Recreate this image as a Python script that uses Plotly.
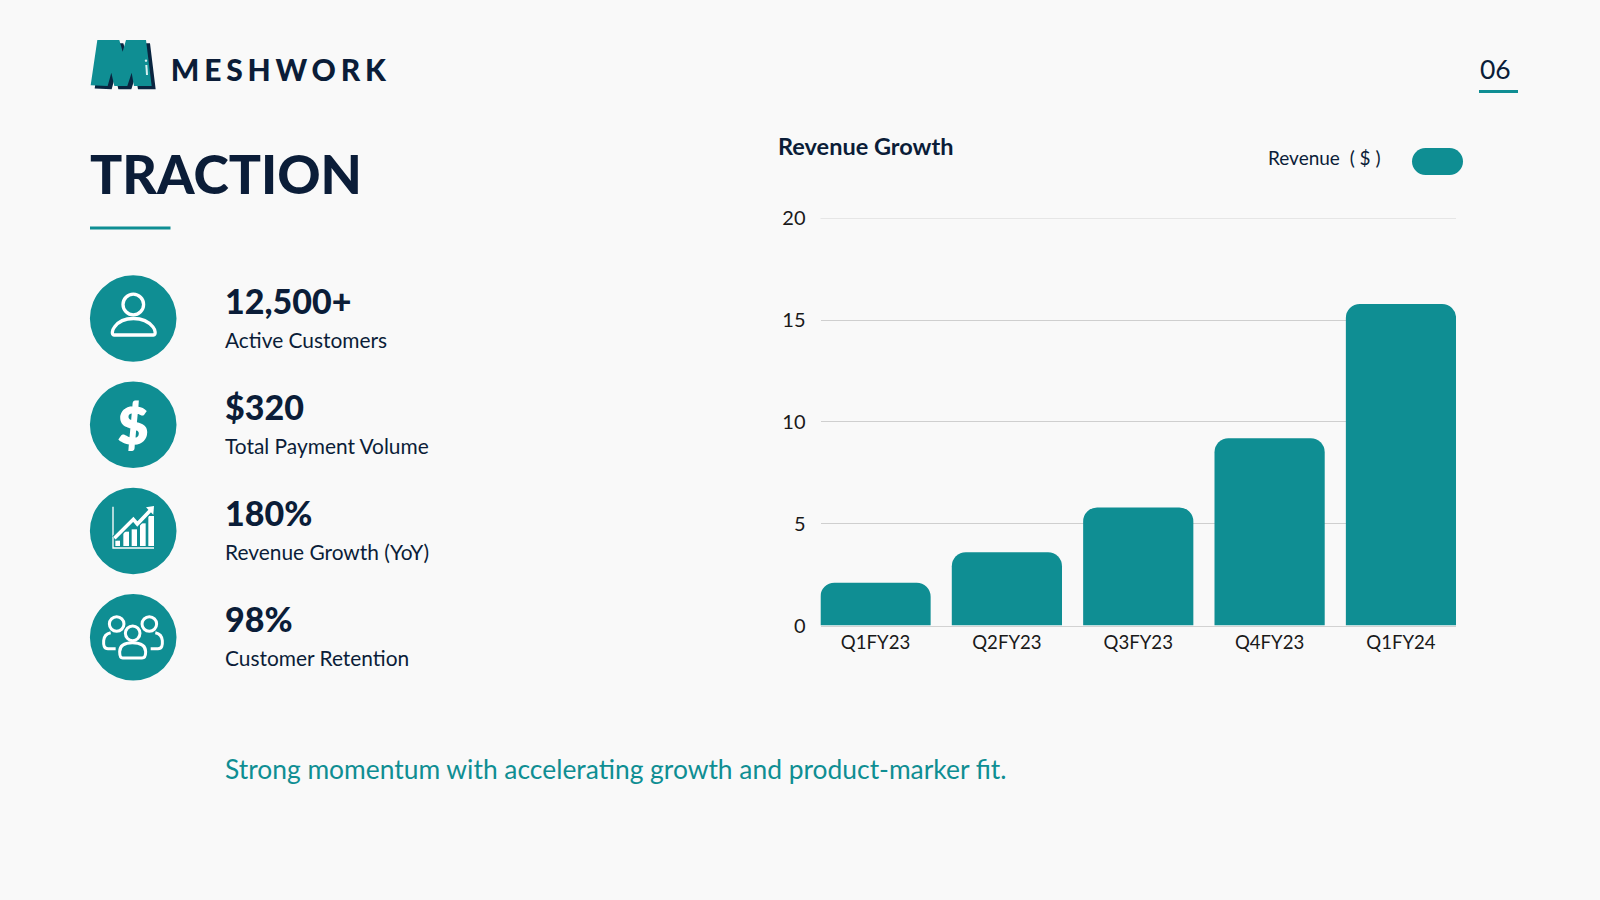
import plotly.graph_objects as go

quarters = ["Q1FY23", "Q2FY23", "Q3FY23", "Q4FY23", "Q1FY24"]
revenue = [2.1, 3.6, 5.8, 9.2, 15.8]
y_ticks = [0, 5, 10, 15, 20]
metric_values = ["12,500+", "$320", "180%", "98%"]
metric_labels = ["Active Customers", "Total Payment Volume", "Revenue Growth (YoY)", "Customer Retention"]

W, H = 1600, 900
BG = "#f9f9f9"
TEAL = "#0f8e93"
NAVY = "#0b1d38"
FONT = "Lato"


def px(x):
    return x / W


def py(y):
    return 1 - y / H


def path(*cmds):
    """cmds: strings and (x, y) pixel tuples -> paper-space SVG path."""
    out = []
    for c in cmds:
        if isinstance(c, str):
            out.append(c)
        else:
            out.append(f"{px(c[0]):.5f},{py(c[1]):.5f}")
    return " ".join(out)


shapes = []


def add_path(d, fill=None, line=None, width=0, layer="above"):
    shapes.append(dict(type="path", xref="paper", yref="paper", path=d,
                       fillcolor=fill if fill else "rgba(0,0,0,0)",
                       line=dict(color=line if line else "rgba(0,0,0,0)", width=width),
                       layer=layer))


def add_circle(cx, cy, r, fill=None, line=None, width=0):
    shapes.append(dict(type="circle", xref="paper", yref="paper",
                       x0=px(cx - r), x1=px(cx + r), y0=py(cy + r), y1=py(cy - r),
                       fillcolor=fill if fill else "rgba(0,0,0,0)",
                       line=dict(color=line if line else "rgba(0,0,0,0)", width=width),
                       layer="above"))


def add_rect(x0, y0, x1, y1, fill):
    shapes.append(dict(type="rect", xref="paper", yref="paper",
                       x0=px(x0), x1=px(x1), y0=py(y1), y1=py(y0),
                       fillcolor=fill, line=dict(width=0), layer="above"))


def zpoly(pts, ox, oy, dx=0, dy=0):
    cmds = []
    for i, (a, b) in enumerate(pts):
        cmds.append("M" if i == 0 else "L")
        cmds.append((ox + a / 3 + dx, oy + b / 3 + dy))
    cmds.append("Z")
    return path(*cmds)


# logo
m_pts = [(82, 60), (148, 60), (158, 95), (168, 60), (228, 60), (245, 198), (192, 198),
         (185, 158), (172, 198), (133, 198), (124, 158), (113, 198), (62, 196)]
add_path(zpoly(m_pts, 70, 20, 4, 3.2), fill="#0a2540")
add_path(zpoly(m_pts, 70, 20), fill=TEAL)
add_path(path("M", (70 + 229 / 3, 20 + 135 / 3), "L", (70 + 231 / 3, 20 + 165 / 3)), line="#d8f0f0", width=2)
add_circle(70 + 228 / 3, 20 + 122 / 3, 1.2, fill="#d8f0f0")

# rules and legend pill
add_rect(1479, 90, 1518, 93, TEAL)
add_rect(90, 226.5, 170.5, 229.5, TEAL)
r = 13.5
lx0, lx1, ly0, ly1 = 1412, 1463, 148, 175
add_path(path("M", (lx0 + r, ly0), "L", (lx1 - r, ly0), "C", (lx1 - r / 2.2, ly0), (lx1, ly0 + r / 2.2), (lx1, ly0 + r),
              "C", (lx1, ly1 - r / 2.2), (lx1 - r / 2.2, ly1), (lx1 - r, ly1), "L", (lx0 + r, ly1),
              "C", (lx0 + r / 2.2, ly1), (lx0, ly1 - r / 2.2), (lx0, ly1 - r),
              "C", (lx0, ly0 + r / 2.2), (lx0 + r / 2.2, ly0), (lx0 + r, ly0), "Z"), fill=TEAL)

# top gridline (plotly drops the grid at the axis end)
shapes.append(dict(type="line", xref="x domain", yref="y", x0=0, x1=1, y0=y_ticks[-1], y1=y_ticks[-1],
                   line=dict(color="#cfcfcf", width=1), layer="below"))

# icon discs
centers = [318.5, 424.8, 531, 637.3]
for c in centers:
    add_circle(133.2, c, 43.3, fill=TEAL)

# person icon
add_circle(133.3, 304.5, 10.3, line="white", width=3.3)
add_path(path("M", (114, 335), "L", (153.5, 335), "C", (156, 335), (155.5, 330), (153, 327),
              "C", (149, 322), (142, 318.5), (133.5, 318.5), "C", (125, 318.5), (118, 322), (114.5, 327),
              "C", (112, 330), (111.5, 335), (114, 335), "Z"), line="white", width=3.3)

# growth icon
ox, oy = 80, 470
add_path(zpoly([(97, 110), (101, 110), (101, 232), (222, 232), (222, 236), (97, 236)], ox, oy), fill="white")
for x0, x1, top in [(106, 120, 212), (130, 147, 185), (155, 171, 178), (180, 197, 160), (205, 222, 138)]:
    add_rect(ox + x0 / 3, oy + top / 3, ox + x1 / 3, oy + 228 / 3, "white")
zig = ["M", (ox + 103 / 3, oy + 205 / 3), "L", (ox + 160 / 3, oy + 148 / 3), "L", (ox + 172 / 3, oy + 162 / 3),
       "L", (ox + 212 / 3, oy + 120 / 3)]
add_path(path(*zig), line=TEAL, width=6)
add_path(path(*zig), line="white", width=3.6)
add_path(zpoly([(198, 112), (222, 108), (220, 134)], ox, oy), fill="white")

# group icon
ox, oy = 80, 470
for hx, hy in [(110, 462), (208, 462), (158, 490)]:
    add_circle(ox + hx / 3, oy + hy / 3, 7.3, line="white", width=3)
add_path(path("M", (ox + 128 / 3, oy + 564 / 3), "L", (ox + 186 / 3, oy + 564 / 3),
              "C", (ox + 196 / 3, oy + 564 / 3), (ox + 197 / 3, oy + 555 / 3), (ox + 197 / 3, oy + 545 / 3),
              "C", (ox + 197 / 3, oy + 525 / 3), (ox + 178 / 3, oy + 518 / 3), (ox + 157 / 3, oy + 518 / 3),
              "C", (ox + 136 / 3, oy + 518 / 3), (ox + 119 / 3, oy + 525 / 3), (ox + 119 / 3, oy + 545 / 3),
              "C", (ox + 119 / 3, oy + 555 / 3), (ox + 120 / 3, oy + 564 / 3), (ox + 128 / 3, oy + 564 / 3), "Z"),
         line="white", width=3)
add_path(path("M", (ox + 107 / 3, oy + 536 / 3), "L", (ox + 84 / 3, oy + 536 / 3),
              "C", (ox + 72 / 3, oy + 536 / 3), (ox + 70 / 3, oy + 525 / 3), (ox + 71 / 3, oy + 512 / 3),
              "C", (ox + 72 / 3, oy + 498 / 3), (ox + 82 / 3, oy + 490 / 3), (ox + 92 / 3, oy + 488 / 3)),
         line="white", width=3)
add_path(path("M", (ox + 212 / 3, oy + 536 / 3), "L", (ox + 234 / 3, oy + 536 / 3),
              "C", (ox + 246 / 3, oy + 536 / 3), (ox + 248 / 3, oy + 525 / 3), (ox + 247 / 3, oy + 512 / 3),
              "C", (ox + 246 / 3, oy + 498 / 3), (ox + 236 / 3, oy + 490 / 3), (ox + 226 / 3, oy + 488 / 3)),
         line="white", width=3)

annotations = []


def label(text, x, y, size, color=NAVY, weight=400, anchor="left"):
    annotations.append(dict(text=text, x=px(x), y=py(y), xref="paper", yref="paper",
                            xanchor=anchor, yanchor="middle", showarrow=False,
                            borderpad=0, borderwidth=0,
                            font=dict(family=FONT, size=size, color=color, weight=weight)))


label("MESHWORK", 281.5, 68.8, 30, weight=900, anchor="center")
label("06", 1479.5, 69.5, 26.5)
label("TRACTION", 90, 173, 53.5, weight=900)
metric_y = [300.7, 406.7, 512.7, 618.7]
label_y = [339.5, 445.5, 551.5, 657.5]
for v, t, a, b in zip(metric_values, metric_labels, metric_y, label_y):
    label(v, 224.5, a, 34, weight=900)
    label(t, 224.5, b, 20.9)
label("$", 133.2, 424, 52, color="white", weight=900, anchor="center")
label("Strong momentum with accelerating growth and product-marker fit.", 224.5, 768.5, 26.4, color=TEAL)
label("Revenue Growth", 778, 146, 23.5, weight=700)
label("Revenue  ( $ )", 1268, 157.5, 19)

fig = go.Figure(go.Bar(x=quarters, y=revenue, marker=dict(color=TEAL, line=dict(width=0)), showlegend=False))
fig.update_layout(
    width=W, height=H, autosize=False,
    margin=dict(l=0, r=0, t=0, b=0, pad=0),
    paper_bgcolor=BG, plot_bgcolor=BG,
    bargap=0.161, barcornerradius=14,
    shapes=shapes, annotations=annotations,
    font=dict(family=FONT, color="#1a1a1a"),
    xaxis=dict(domain=[820.5 / W, 1456 / W], type="category", categoryorder="array", categoryarray=quarters,
               range=[-0.419, 4.419], showgrid=False, zeroline=False, showline=True, linecolor="#d2d2d2", linewidth=1,
               automargin=False,
               ticks="", tickfont=dict(family=FONT, size=18.6, color="#1a1a1a")),
    yaxis=dict(domain=[1 - 625.5 / H, 1 - 218.4 / H], range=[0, 20], tickvals=y_ticks,
               showgrid=True, gridcolor="#cfcfcf", gridwidth=1, zeroline=False, showline=False,
               automargin=False,
               ticks="outside", ticklen=10, tickcolor="rgba(0,0,0,0)", tickfont=dict(family=FONT, size=20, color="#1a1a1a")),
)

post = """
document.documentElement.style.overflow='hidden';
document.documentElement.style.background='%s';
document.body.style.margin='0';
document.body.style.background='%s';
document.querySelectorAll('.annotation-text').forEach(function(t){
  if(t.textContent==='MESHWORK'){t.style.letterSpacing='4.8px';}
  if(t.textContent==='$'){t.style.stroke='white';t.style.strokeWidth='1.5px';}
});
""" % (BG, BG)
fig.write_html("out.html", post_script=post, config=dict(displayModeBar=False))
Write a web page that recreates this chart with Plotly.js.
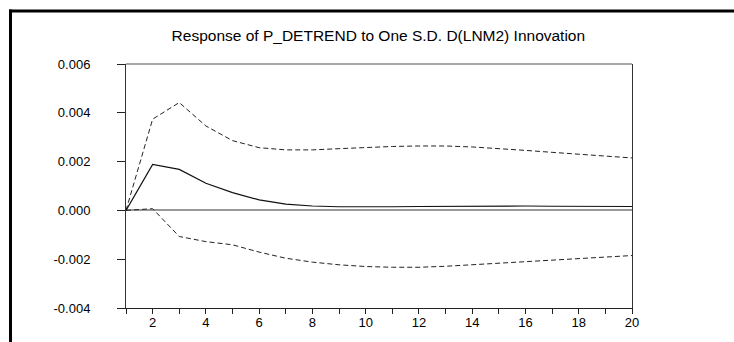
<!DOCTYPE html>
<html>
<head>
<meta charset="utf-8">
<script src="https://cdn.plot.ly/plotly-3.0.1.min.js"></script>
<style>
html,body{margin:0;padding:0;background:#fff;}
#chart{width:734px;height:342px;}
</style>
</head>
<body>
<div id="chart"></div>
<script>
const periods = [1,2,3,4,5,6,7,8,9,10,11,12,13,14,15,16,17,18,19,20];
const response = [0, 0.00188, 0.00168, 0.00111, 0.00073, 0.00043, 0.00026, 0.00018, 0.00015, 0.00014, 0.00015, 0.00016, 0.00017, 0.00017, 0.00018, 0.00018, 0.00017, 0.00017, 0.00016, 0.00016];
const upperBand = [0, 0.00374, 0.00442, 0.00346, 0.00286, 0.00257, 0.00248, 0.00248, 0.00253, 0.00259, 0.00262, 0.00264, 0.00264, 0.0026, 0.00254, 0.00246, 0.00238, 0.0023, 0.00223, 0.00215];
const lowerBand = [0, 0.00007, -0.00107, -0.00128, -0.00141, -0.00171, -0.00196, -0.00212, -0.00223, -0.0023, -0.00233, -0.00233, -0.00229, -0.00223, -0.00218, -0.0021, -0.00204, -0.00199, -0.00192, -0.00185];
const xTickVals = [1,2,3,4,5,6,7,8,9,10,11,12,13,14,15,16,17,18,19,20];
const xTickText = ['','2','','4','','6','','8','','10','','12','','14','','16','','18','','20'];
const yTickVals = [-0.004, -0.002, 0, 0.002, 0.004, 0.006];
const yTickText = ['-0.004', '-0.002', '0.000', '0.002', '0.004', '0.006'];
const titleText = 'Response of P_DETREND to One S.D. D(LNM2) Innovation';

const dashStyle = {color: '#222', width: 1, dash: '5px,3px'};
const traces = [
  {x: periods, y: upperBand, mode: 'lines', line: dashStyle, hoverinfo: 'skip'},
  {x: periods, y: lowerBand, mode: 'lines', line: dashStyle, hoverinfo: 'skip'},
  {x: periods, y: response, mode: 'lines', line: {color: '#111', width: 1.2}, hoverinfo: 'skip'}
];

const layout = {
  width: 734, height: 342,
  margin: {l: 126, r: 102, t: 64, b: 34, pad: 0},
  paper_bgcolor: '#fff', plot_bgcolor: '#fff',
  showlegend: false,
  font: {family: 'Arial, Liberation Sans, sans-serif', color: '#000', size: 13},
  title: {text: titleText, x: 0.5155, xanchor: 'center', y: 0.897, yanchor: 'middle',
          font: {size: 15.5, family: 'Arial, Liberation Sans, sans-serif', color: '#000'}},
  xaxis: {
    range: [1, 20], tickmode: 'array', tickvals: xTickVals, ticktext: xTickText,
    ticks: 'outside', ticklen: 5, tickcolor: '#222', tickwidth: 1,
    showline: true, linecolor: '#222', linewidth: 1,
    showgrid: false, zeroline: false, fixedrange: true,
    tickfont: {size: 13}, ticklabelstandoff: -3
  },
  yaxis: {
    range: [-0.004, 0.006], tickmode: 'array', tickvals: yTickVals, ticktext: yTickText,
    ticks: 'outside', ticklen: 8, tickcolor: '#222', tickwidth: 1,
    showline: true, mirror: true, linecolor: '#333', linewidth: 1,
    showgrid: false, zeroline: true, zerolinecolor: '#999', zerolinewidth: 2,
    fixedrange: true, tickfont: {size: 13}, ticklabelstandoff: 24
  },
  shapes: [
    {type: 'line', xref: 'paper', yref: 'paper', x0: 0, x1: 1, y0: 1, y1: 1, line: {color: '#888', width: 1.5}},
    {type: 'line', xref: 'paper', yref: 'paper', x0: -117/506, x1: 608/506, y0: 1 + 53/244, y1: 1 + 53/244, line: {color: '#000', width: 3}},
    {type: 'line', xref: 'paper', yref: 'paper', x0: -115.5/506, x1: -115.5/506, y0: 1 + 54.5/244, y1: -34/244, line: {color: '#000', width: 3}}
  ]
};

Plotly.newPlot('chart', traces, layout, {displayModeBar: false, staticPlot: true});
</script>
</body>
</html>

• **The request**
With all pictures left out, please transcribe exactly the lines from the start of the material through the line with "layer=layer))".

• **Written solution**
Recreate this image as a Python script that uses Plotly.
import plotly.graph_objects as go

quarters = ["Q1FY23", "Q2FY23", "Q3FY23", "Q4FY23", "Q1FY24"]
revenue = [2.1, 3.6, 5.8, 9.2, 15.8]
y_ticks = [0, 5, 10, 15, 20]
metric_values = ["12,500+", "$320", "180%", "98%"]
metric_labels = ["Active Customers", "Total Payment Volume", "Revenue Growth (YoY)", "Customer Retention"]

W, H = 1600, 900
BG = "#f9f9f9"
TEAL = "#0f8e93"
NAVY = "#0b1d38"
FONT = "Lato"


def px(x):
    return x / W


def py(y):
    return 1 - y / H


def path(*cmds):
    """cmds: strings and (x, y) pixel tuples -> paper-space SVG path."""
    out = []
    for c in cmds:
        if isinstance(c, str):
            out.append(c)
        else:
            out.append(f"{px(c[0]):.5f},{py(c[1]):.5f}")
    return " ".join(out)


shapes = []


def add_path(d, fill=None, line=None, width=0, layer="above"):
    shapes.append(dict(type="path", xref="paper", yref="paper", path=d,
                       fillcolor=fill if fill else "rgba(0,0,0,0)",
                       line=dict(color=line if line else "rgba(0,0,0,0)", width=width),
                       layer=layer))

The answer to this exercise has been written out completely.